Aside from unemployment, Algeria has made notable increases in social and human development in recent years, with social indicators such as education, health, and access to basic services recording substantial developments. Algeria currently records a high level of income and human development. This, combined with attempts to reduce unemployment rates, will help Algeria combat poverty.

=== Political division and lack of democracy ===
In a way to justify the nations economic position, many Algerians blame ineffective and unresponsive political leadership. The National Liberation Front reduced the nation to bankruptcy, contributing to the level of poverty within Algeria. Additionally, the Algerian Civil War between the government and armed Islamic Rebel groups between the years of 1991 and 2001, coupled with political tensions after the war, deteriorated the nations economic and political stability, reducing the quality of life for the population of Algeria, and in turn increasing levels of poverty.

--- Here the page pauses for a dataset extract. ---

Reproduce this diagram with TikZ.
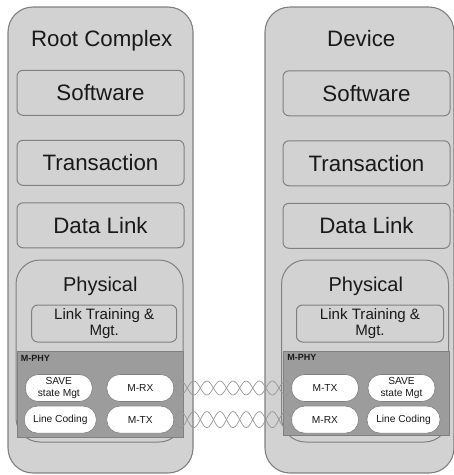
\documentclass[tikz,border=0pt]{standalone}
\usepackage{fontspec}
\setmainfont{Liberation Sans}
\definecolor{grisclaro}{RGB}{210, 210, 210}
\definecolor{grisborde}{RGB}{128, 128, 128}
\definecolor{grisoscuro}{RGB}{156, 156, 156}
\definecolor{grishilo}{RGB}{150, 150, 150}
\definecolor{texto}{RGB}{25, 25, 25}
\usepackage{tikz}
\usetikzlibrary{positioning}

\begin{document}
\begin{tikzpicture}[x=1pt, y=-1pt, every node/.style={inner sep=0pt, text=texto, font=\fontsize{22.3}{26}\selectfont},
    marco/.style={draw=grisborde, fill=grisclaro, line width=1.1pt, rounded corners=25pt,
                  minimum width=185pt, minimum height=466pt},
    capa/.style={draw=grisborde, fill=grisclaro, line width=1pt, rounded corners=6pt,
                 minimum width=167pt, minimum height=45pt},
    fisica/.style={capa, rounded corners=24pt, minimum height=182pt},
    enlace/.style={capa, minimum width=145pt, minimum height=37pt, align=center,
                   font=\fontsize{15.1}{16.5}\selectfont},
    mphy/.style={draw=grisborde, fill=grisoscuro, line width=0.5pt,
                 minimum width=166pt, minimum height=86pt},
    pildora/.style={draw=grisborde, fill=white, line width=0.6pt, rounded corners=13pt,
                    minimum width=67pt, minimum height=27pt, align=center,
                    font=\fontsize{10.2}{12}\selectfont},
    etiqueta/.style={anchor=north west, font=\bfseries\fontsize{9}{10}\selectfont},
    hilo/.style={grishilo, line width=0.7pt}]
  \useasboundingbox (0,0) rectangle (454,475);

  % Root Complex
  \node[marco] (raiz) at (100.5,240) {};
  \node[anchor=base] (traiz) at (101.7,46.7) {Root Complex};
  \node[capa] (soft1) at (100.5,92.8) {Software};
  \node[capa, below=24pt of soft1] (trans1) {Transaction};
  \node[capa, below=16.5pt of trans1] (datos1) {Data Link};
  \node[fisica] (fis1) at (99.5,351) {};
  \node[anchor=base, font=\fontsize{20}{24}\selectfont] (tfis1) at (100.3,291.7) {Physical};
  \node[enlace] (ltm1) at (104.2,323.5) {Link Training \&\\Mgt.};
  \node[mphy] (mp1) at (100,394.5) {};
  \node[etiqueta] at ([shift={(4pt,-3.5pt)}]mp1.north west) {M-PHY};
  \node[pildora] (save1) at (58.8,388) {SAVE\\state Mgt};
  \node[pildora] (lrx) at (140.3,388) {M-RX};
  \node[pildora, minimum width=72pt] (lcod1) at (60.3,419.6) {Line Coding};
  \node[pildora] (ltx) at (140.3,419.6) {M-TX};

  % Device
  \node[marco, minimum width=189pt] (disp) at (359.5,240) {};
  \node[anchor=base] (tdisp) at (361.3,46.7) {Device};
  \node[capa] (soft2) at (366.5,93.3) {Software};
  \node[capa, below=24pt of soft2] (trans2) {Transaction};
  \node[capa, below=16.5pt of trans2] (datos2) {Data Link};
  \node[fisica] (fis2) at (365,351) {};
  \node[anchor=base, font=\fontsize{20}{24}\selectfont] (tfis2) at (365.8,291.7) {Physical};
  \node[enlace, minimum width=147pt] (ltm2) at (370,323.5) {Link Training \&\\Mgt.};
  \node[mphy, minimum height=84pt] (mp2) at (366.5,393) {};
  \node[etiqueta] at ([shift={(4pt,-3.5pt)}]mp2.north west) {M-PHY};
  \node[pildora] (rtx) at (325,388) {M-TX};
  \node[pildora] (save2) at (401.5,388) {SAVE\\state Mgt};
  \node[pildora] (rrx) at (325,419.6) {M-RX};
  \node[pildora, minimum width=73pt] (lcod2) at (403.5,419.6) {Line Coding};

  % twisted pairs
  \foreach \s in {1,-1} {
    \draw[hilo, shift={(lrx.east)}] plot[domain=0:118, samples=109, smooth] (\x, {\s*7*sin(\x*13.73)});
    \draw[hilo, shift={(ltx.east)}] plot[domain=0:118, samples=109, smooth] (\x, {\s*8*sin(\x*13.73)});
  }
\end{tikzpicture}
\end{document}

The absence of a democratic institute is a further source of poverty in Algeria. Although the president of Algeria, 80-year-old Abdelaziz Bouteflika, was well respected for getting the nation out of civil war and eliminating militant and radical jihadi groups, the administration under his instruction has grown intolerant of political conflict and press. In addition, there is a struggle for power between the progressive National Liberation Front political party and conservative Islamic Front. Any political instability can have devastating effects on rates of poverty.